For anyone providing Columbus videographer services—from corporate productions to independent features—this infrastructure evolution represents both an opportunity and a responsibility: the chance to build a production ecosystem that retains the talent Columbus has historically cultivated and then lost to larger markets.
Fallback Studios: The $40 Million Catalyst
Fallback Studios represents the single largest investment in Columbus’s film production infrastructure. CEO Kevin Kale, who brings a background in wealth management to the venture, is leading the development of a $40 million integrated production campus on a 15-acre site at 7007 Discovery Boulevard in Dublin, the former WD Partners building.
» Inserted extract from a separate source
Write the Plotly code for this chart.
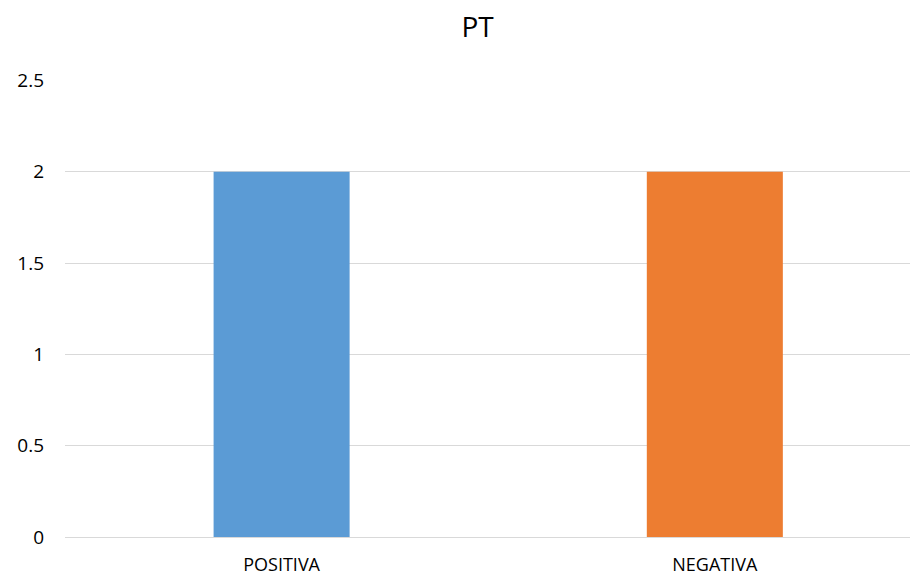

The facility will offer 250,000 square feet of production space including five sound stages, podcast rooms, a 4K theater, post-production suites, production offices and bungalows, lighting and grip services, and an LED volume for virtual production. The LED volume wall, at 19.5 feet high and 123 feet long with 243 ceiling panels, will enable the kind of production done entirely on a sound stage that has become standard in major production markets.
Fallback has partnered with Film Columbus, the nonprofit organization dedicated to promoting Columbus as a filmmaking destination. Film Commissioner John Daugherty described the studio as a hub for community engagement that marks a pivotal step toward diversifying the Columbus region’s economy. Kale’s vision extends beyond the facility itself: he believes Ohio’s film and television production industry, which currently generates approximately $300 million annually, should be in the neighborhood of $3.5 billion—and that Columbus can get there within five years by building the infrastructure that competing states already possess. A sister entity, Fallback Ventures, plans to develop original content for major streaming platforms, potentially establishing a relationship with Netflix, Amazon, Hulu, or Apple to lease the facility for series production.
Ohio HD and the Virtual Production Frontier
Ohio HD operates as a turnkey production facility and rental house that is home to Ohio’s first XR virtual production studio, featuring a 30-by-12-foot LED volume. Located in Gahanna at 350 W. Johnstown Road—just 10 minutes from downtown Columbus and five minutes from John Glenn International Airport—Ohio HD also offers a Mark Roberts Bolt High-Speed Cinebot, a Phantom Flex4K high-speed camera, a grip truck fleet, live streaming capabilities, and FAA-licensed drone services. The facility represents the kind of technology-forward infrastructure that positions Columbus in the emerging virtual production market, where LED volumes and real-time rendering are reshaping how content is created.
Additional Columbus-area production facilities include customizable studio spaces in the Short North area, five minutes from downtown shopping and nightlife, with experienced camera operators, gaffers, sound mixers, editors, and production assistants available alongside digital cinema cameras from Arri, RED, Sony, and Canon. The production company ecosystem includes 200-person operations with creative directors, writers, producers, cinematographers, designers, set builders, and streaming engineers. Columbus’s central location—two hours from Cleveland, an hour and a half from Cincinnati, three hours from Pittsburgh, and three hours from Indianapolis—makes it a natural hub for statewide and regional productions that need to access Ohio’s diverse locations and crew bases.
The Infrastructure Gap and the Growth Thesis
Kale’s comparison to other states is instructive: New Mexico’s film industry generates approximately $2.5 billion annually, Louisiana roughly $1 billion, and Utah $500 to $600 million—yet none of these states has an economy as large as Ohio’s. What those states have that Ohio has lacked is purpose-built studio infrastructure. Fallback Studios aims to close that gap, but the broader thesis requires sustained investment in crew development, post-production capacity, and the kind of consistent production activity that creates a self-reinforcing ecosystem.
Columbus’s challenge has been described by local filmmakers as a pattern of cultivating talent that then leaves for larger markets—a drain that infrastructure alone may not solve but that infrastructure is a prerequisite for addressing. The convergence of Fallback’s facilities, Ohio HD’s virtual production capabilities, and the state’s expanding incentive programs creates a foundation that Columbus has never previously had.